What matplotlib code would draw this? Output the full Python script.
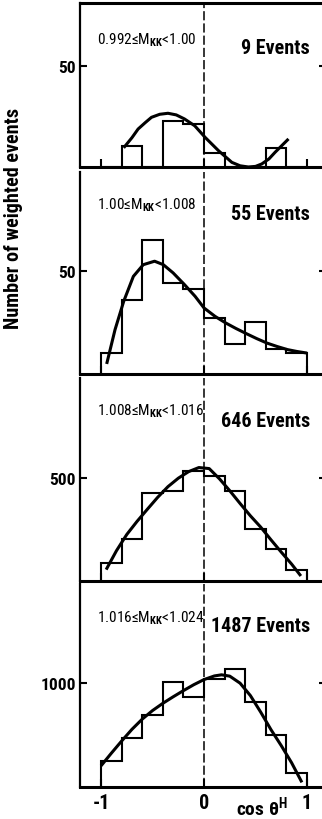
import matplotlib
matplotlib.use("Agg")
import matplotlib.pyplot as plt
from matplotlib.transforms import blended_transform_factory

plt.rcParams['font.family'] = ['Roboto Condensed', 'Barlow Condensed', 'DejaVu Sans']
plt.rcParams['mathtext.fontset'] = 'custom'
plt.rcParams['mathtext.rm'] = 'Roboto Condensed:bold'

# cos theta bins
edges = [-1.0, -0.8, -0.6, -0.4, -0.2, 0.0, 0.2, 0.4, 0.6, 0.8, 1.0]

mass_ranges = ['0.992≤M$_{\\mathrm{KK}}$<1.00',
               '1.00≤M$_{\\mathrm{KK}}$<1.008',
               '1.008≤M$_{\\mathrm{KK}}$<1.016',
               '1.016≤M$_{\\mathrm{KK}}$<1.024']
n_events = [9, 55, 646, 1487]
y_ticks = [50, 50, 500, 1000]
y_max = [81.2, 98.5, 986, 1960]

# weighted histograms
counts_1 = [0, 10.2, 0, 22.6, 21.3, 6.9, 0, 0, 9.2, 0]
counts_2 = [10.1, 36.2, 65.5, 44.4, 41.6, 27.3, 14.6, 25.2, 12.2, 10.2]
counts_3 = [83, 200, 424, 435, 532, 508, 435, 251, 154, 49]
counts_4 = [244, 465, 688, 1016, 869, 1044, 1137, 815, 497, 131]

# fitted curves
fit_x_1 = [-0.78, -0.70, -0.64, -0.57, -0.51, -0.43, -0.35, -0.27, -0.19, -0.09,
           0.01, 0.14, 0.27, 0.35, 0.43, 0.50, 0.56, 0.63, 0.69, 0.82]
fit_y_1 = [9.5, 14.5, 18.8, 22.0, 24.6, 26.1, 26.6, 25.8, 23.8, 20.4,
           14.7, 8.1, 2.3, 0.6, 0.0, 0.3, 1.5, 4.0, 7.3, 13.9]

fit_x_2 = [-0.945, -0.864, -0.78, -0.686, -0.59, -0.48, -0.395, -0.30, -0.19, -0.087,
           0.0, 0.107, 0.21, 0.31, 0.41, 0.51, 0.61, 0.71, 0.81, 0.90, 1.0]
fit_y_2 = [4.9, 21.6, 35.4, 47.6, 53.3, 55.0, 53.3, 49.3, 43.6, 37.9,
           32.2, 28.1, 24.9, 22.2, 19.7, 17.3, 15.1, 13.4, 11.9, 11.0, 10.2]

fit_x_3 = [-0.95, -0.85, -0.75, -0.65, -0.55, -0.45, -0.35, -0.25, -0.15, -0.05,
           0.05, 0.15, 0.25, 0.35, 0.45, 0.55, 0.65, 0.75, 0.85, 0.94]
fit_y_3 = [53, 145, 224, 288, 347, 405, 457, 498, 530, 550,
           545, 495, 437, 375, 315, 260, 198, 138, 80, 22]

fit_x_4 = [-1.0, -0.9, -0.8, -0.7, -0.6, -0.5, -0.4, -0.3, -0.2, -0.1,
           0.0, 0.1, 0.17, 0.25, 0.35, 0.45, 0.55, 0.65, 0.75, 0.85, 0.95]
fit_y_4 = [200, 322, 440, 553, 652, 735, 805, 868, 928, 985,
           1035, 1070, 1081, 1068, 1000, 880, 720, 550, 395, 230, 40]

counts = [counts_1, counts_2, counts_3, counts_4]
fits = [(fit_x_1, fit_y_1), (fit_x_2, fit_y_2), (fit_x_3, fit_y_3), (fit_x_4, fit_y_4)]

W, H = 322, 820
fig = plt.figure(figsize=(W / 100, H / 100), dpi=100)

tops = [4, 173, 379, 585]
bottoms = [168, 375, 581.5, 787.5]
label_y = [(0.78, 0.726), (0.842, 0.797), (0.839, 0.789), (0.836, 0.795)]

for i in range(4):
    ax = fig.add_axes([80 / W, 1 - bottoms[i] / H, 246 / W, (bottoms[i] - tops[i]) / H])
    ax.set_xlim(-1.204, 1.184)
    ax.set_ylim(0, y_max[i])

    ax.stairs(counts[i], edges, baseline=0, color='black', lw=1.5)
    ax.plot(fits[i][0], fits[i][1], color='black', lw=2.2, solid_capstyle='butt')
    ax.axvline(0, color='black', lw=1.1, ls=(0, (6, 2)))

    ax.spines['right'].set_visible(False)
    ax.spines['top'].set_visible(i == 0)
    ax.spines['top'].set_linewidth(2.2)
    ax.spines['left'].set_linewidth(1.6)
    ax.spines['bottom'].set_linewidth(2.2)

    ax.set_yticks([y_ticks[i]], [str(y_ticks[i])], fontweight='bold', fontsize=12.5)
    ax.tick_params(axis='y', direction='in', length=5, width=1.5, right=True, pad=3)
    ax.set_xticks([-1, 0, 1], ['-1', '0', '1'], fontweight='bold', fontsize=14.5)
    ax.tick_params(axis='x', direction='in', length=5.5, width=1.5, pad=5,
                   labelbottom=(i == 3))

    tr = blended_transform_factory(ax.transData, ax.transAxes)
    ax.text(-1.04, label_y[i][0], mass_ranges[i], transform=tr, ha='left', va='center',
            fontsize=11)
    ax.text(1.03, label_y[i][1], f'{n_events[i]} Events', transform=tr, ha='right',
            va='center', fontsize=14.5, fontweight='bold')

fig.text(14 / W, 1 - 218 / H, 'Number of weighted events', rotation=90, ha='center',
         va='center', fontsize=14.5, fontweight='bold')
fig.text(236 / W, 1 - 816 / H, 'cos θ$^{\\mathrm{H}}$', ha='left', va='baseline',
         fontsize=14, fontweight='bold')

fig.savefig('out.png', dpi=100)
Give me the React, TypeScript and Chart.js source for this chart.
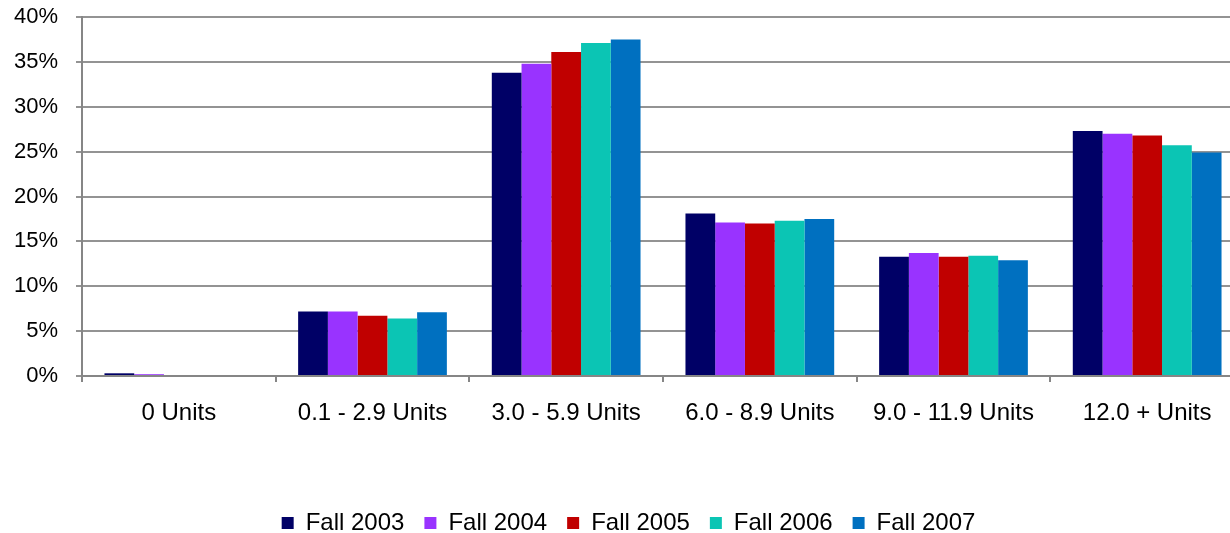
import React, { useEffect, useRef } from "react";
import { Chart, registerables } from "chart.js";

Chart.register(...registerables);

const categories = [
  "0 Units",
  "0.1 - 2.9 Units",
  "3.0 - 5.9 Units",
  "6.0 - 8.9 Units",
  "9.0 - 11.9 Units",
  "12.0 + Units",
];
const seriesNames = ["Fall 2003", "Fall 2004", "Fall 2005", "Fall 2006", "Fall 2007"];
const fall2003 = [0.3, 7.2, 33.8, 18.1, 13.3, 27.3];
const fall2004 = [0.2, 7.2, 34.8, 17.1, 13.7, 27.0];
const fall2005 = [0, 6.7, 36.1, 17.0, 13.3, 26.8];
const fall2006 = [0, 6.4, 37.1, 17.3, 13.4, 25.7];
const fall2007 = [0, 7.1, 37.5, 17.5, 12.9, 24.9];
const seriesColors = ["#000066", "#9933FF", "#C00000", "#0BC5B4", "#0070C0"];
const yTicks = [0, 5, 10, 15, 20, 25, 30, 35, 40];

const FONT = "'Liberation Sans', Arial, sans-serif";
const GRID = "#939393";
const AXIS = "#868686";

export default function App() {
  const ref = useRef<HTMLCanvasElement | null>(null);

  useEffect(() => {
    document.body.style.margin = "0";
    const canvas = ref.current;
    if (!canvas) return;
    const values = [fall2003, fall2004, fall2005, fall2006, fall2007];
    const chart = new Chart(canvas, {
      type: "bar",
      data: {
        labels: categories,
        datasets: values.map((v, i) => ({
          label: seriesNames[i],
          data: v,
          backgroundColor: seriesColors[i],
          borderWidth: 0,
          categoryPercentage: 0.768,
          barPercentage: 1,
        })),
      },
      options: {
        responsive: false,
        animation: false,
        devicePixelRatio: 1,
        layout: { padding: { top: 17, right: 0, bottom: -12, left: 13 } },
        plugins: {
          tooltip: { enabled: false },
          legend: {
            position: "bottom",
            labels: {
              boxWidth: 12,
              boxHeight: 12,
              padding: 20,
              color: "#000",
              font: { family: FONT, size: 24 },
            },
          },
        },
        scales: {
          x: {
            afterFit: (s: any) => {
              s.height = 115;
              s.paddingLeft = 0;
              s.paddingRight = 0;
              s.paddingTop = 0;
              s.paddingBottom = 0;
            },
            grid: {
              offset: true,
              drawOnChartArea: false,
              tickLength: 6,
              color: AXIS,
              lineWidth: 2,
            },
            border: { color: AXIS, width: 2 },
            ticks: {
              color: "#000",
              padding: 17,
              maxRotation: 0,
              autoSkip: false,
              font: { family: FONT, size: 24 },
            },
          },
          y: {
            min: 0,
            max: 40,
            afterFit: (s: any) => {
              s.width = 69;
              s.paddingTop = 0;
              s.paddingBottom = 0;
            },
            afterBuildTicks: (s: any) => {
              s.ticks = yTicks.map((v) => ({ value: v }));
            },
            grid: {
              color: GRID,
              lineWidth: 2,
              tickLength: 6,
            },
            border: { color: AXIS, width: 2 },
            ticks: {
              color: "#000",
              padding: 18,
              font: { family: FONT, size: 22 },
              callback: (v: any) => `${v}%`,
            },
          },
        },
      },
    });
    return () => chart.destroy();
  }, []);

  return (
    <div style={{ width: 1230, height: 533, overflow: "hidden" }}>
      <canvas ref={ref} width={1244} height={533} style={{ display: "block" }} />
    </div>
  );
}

****************

▶ **Stated task**
The lines to print start at the line containing "Give me the" and end at the line containing "Chart.register(...registerables);"; print them exactly, both ends included, and leave out every picture.

▶ **Answer to this problem**
Give me the React, TypeScript and Chart.js source for this chart.
import React, { useEffect, useRef } from "react";
import { Chart, registerables } from "chart.js";

Chart.register(...registerables);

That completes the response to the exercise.